I'm not too worried about hostile responses, with my history of being antagonistic towards religion. However, I don't mean any disrespect in this instance, I'm just trying to provoke thought and discussion. I would also like to understand better how people square the Old Testament with the New Testament, which I personally find to be stark in their contradictions. The OT God has characteristics that are not present in Jesus.
I think you are conflating two unrelated things here.
No theology I've ever heard of claims that the differences between the OT and NT are the result of God changing his mind.
So, you have two separate questions here:
1. Can God change his mind?
2. Why is there such a difference between God's commands in the Old Testament and the New Testament?
I'm going to leave question 1 alone because that leads into a number of rabbit holes I don't care to jump into in an environment like this one.
Question 2 has a more straight forward answer that is more fitting for this kind of forum. Basically, God chose to reveal himself within history and to play out his rescue plan within history. His plan has several phases. Some of those phases are over. The phase we are in now is different from the phase people were in prior to the arrival, death, and resurrection of Jesus. The laws of the Old Testament were necessary for that stage in the journey, that phase of the rescue plan. After Jesus' death and resurrection tore the veil and made the holy spirit available to everyone, a new stage in God's redemptive plan began which made many of the Old Testament laws unnecessary.
Imagine you were on a journey (I'm stealing this metaphor from N.T. Wright). The first part of your journey was by boat, but you have now left the boat and are on the last leg of the journey, which is by land. There are many rules and traditions that made sense while you were traveling by boat.
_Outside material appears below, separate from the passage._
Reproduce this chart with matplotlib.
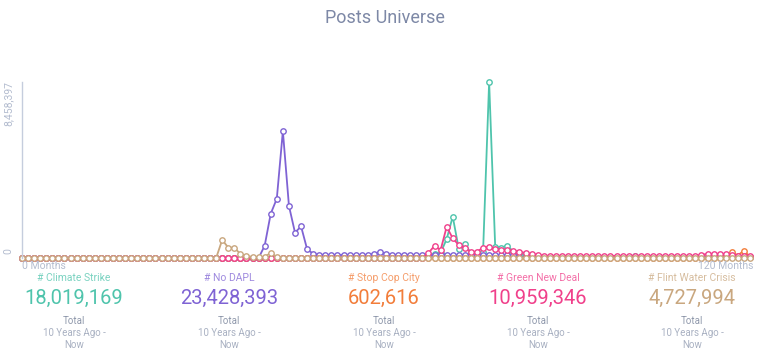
import matplotlib
matplotlib.use("Agg")
import matplotlib.pyplot as plt
import numpy as np

plt.rcParams['font.family'] = ['Roboto', 'DejaVu Sans']

# monthly posts, millions (0..120 months)
climate_strike = ([0] * 66
                  + [0.1, 0.15, 0.2, 0.25, 0.91, 1.99, 0.43, 0.67, 0.24, 0.24,
                     0.3, 8.458397, 0.54, 0.5, 0.6, 0.3, 0.2, 0.15]
                  + [0.03] * 17 + [0.12] + [0.03] * 19)
no_dapl = ([0] * 40
           + [0.59, 2.13, 2.85, 6.1, 2.51, 1.22, 1.52, 0.42, 0.2]
           + [0.15] * 9 + [0.2, 0.3, 0.2] + [0.15] * 21 + [0.05] * 39)
stop_cop_city = [0] * 116 + [0.05, 0.28, 0.12, 0.36, 0.05]
green_new_deal = ([0] * 67
                  + [0.24, 0.59, 0.38, 1.5, 0.95, 0.62, 0.47, 0.3, 0.3, 0.5,
                     0.54, 0.43, 0.38, 0.38, 0.34, 0.3, 0.24, 0.19, 0.15]
                  + [0.1] * 26
                  + [0.15, 0.2, 0.2, 0.2, 0.2, 0.15, 0.1, 0.1, 0.1])
flint_water = ([0] * 33
               + [0.87, 0.5, 0.5, 0.19, 0.1, 0.05, 0.05, 0.05, 0.25, 0.05]
               + [0.02] * 78)

names = ['# Climate Strike', '# No DAPL', '# Stop Cop City',
         '# Green New Deal', '# Flint Water Crisis']
totals = ['18,019,169', '23,428,393', '602,616', '10,959,346', '4,727,994']
colors = ['#4fc4ac', '#7f63d4', '#f27d3a', '#f0408b', '#c9a77f']
series = [climate_strike, no_dapl, stop_cop_city, green_new_deal, flint_water]
y_max = 8.458397

fig = plt.figure(figsize=(7.7, 3.57), dpi=100)
ax = fig.add_axes([22 / 770, 1 - 258 / 357, 728 / 770, 176 / 357])

months = np.arange(121)
for s, c in zip(series, colors):
    ax.plot(months, s, color=c, lw=1.3, marker='o', markersize=3.9,
            markerfacecolor='white', markeredgecolor=c, markeredgewidth=1.0,
            clip_on=False)

ax.set_xlim(0, 120)
ax.set_ylim(0, y_max)
for sp in ['top', 'right', 'bottom']:
    ax.spines[sp].set_visible(False)
ax.spines['left'].set_color('#c5cddd')
ax.spines['left'].set_linewidth(1.0)
ax.set_xticks([])
ax.set_yticks([])

lab_col = '#b3bccf'
ax.text(-0.012, 1.005, '8,458,397', transform=ax.transAxes, rotation=90,
        ha='right', va='top', fontsize=7.5, color=lab_col)
ax.text(-0.012, 0.02, '0', transform=ax.transAxes, rotation=90,
        ha='right', va='bottom', fontsize=7.5, color=lab_col)
fig.text(22 / 770, 1 - 266 / 357, '0 Months', ha='left', va='center',
         fontsize=7.5, color=lab_col)
fig.text(754 / 770, 1 - 266 / 357, '120 Months', ha='right', va='center',
         fontsize=7.5, color=lab_col)

fig.text(0.5, 1 - 18 / 357, 'Posts Universe', ha='center', va='center',
         fontsize=13, color='#7d88a6')

centers = [74, 229, 384, 538, 692]
for cx, n, t, c in zip(centers, names, totals, colors):
    x = cx / 770
    fig.text(x, 1 - 278 / 357, n, ha='center', va='center', fontsize=7.5,
             color=c, alpha=0.75)
    fig.text(x, 1 - 298.5 / 357, t, ha='center', va='center', fontsize=14.5,
             color=c)
    fig.text(x, 1 - 321 / 357, 'Total', ha='center', va='center',
             fontsize=7, color='#8f98ab')
    fig.text(x, 1 - 333 / 357, '10 Years Ago -', ha='center', va='center',
             fontsize=7, color='#a9b1c2')
    fig.text(x, 1 - 345 / 357, 'Now', ha='center', va='center',
             fontsize=7, color='#a9b1c2')

fig.savefig('out.png', dpi=100)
Perhaps when traveling by boat you needed to keep certain hours in order to take best advantage of the wind. Perhaps while on a boat it was best not to have any pets since getting rid of their waste was a problem. Maybe while on the boat half the people had to be awake while the other half slept because the limited space on the boat meant everyone shares the bed (hot racking). But now your journey is by land and the rules are different. Perhaps now the hours you should keep are different; maybe it's ok to have pets now, maybe it's ok if everyone sleeps at the same time, etc. It's not that the rules and traditions that were in place while you were on the boat were wrong all along and you should never have done things that way. It's that they were right for that period of time, but we have moved on to a different stage in the journey and those rules no longer make sense for this stage.
Therein lies the difference between the rules we see God giving people in the Old Testament and what we see him giving people in the New Testament. Jesus' life, death, and resurrection ended the previous phase of God's redemptive plan and ushered in a new age. It's not that everything that came before was wrong, it's that it is no longer necessary. Jesus has arrived and the holy spirit has been made available to everyone. No longer is the holy spirit a presence only one person gets to experience on a single day of every year; it is now something that is available to every person at all times. That changed everything.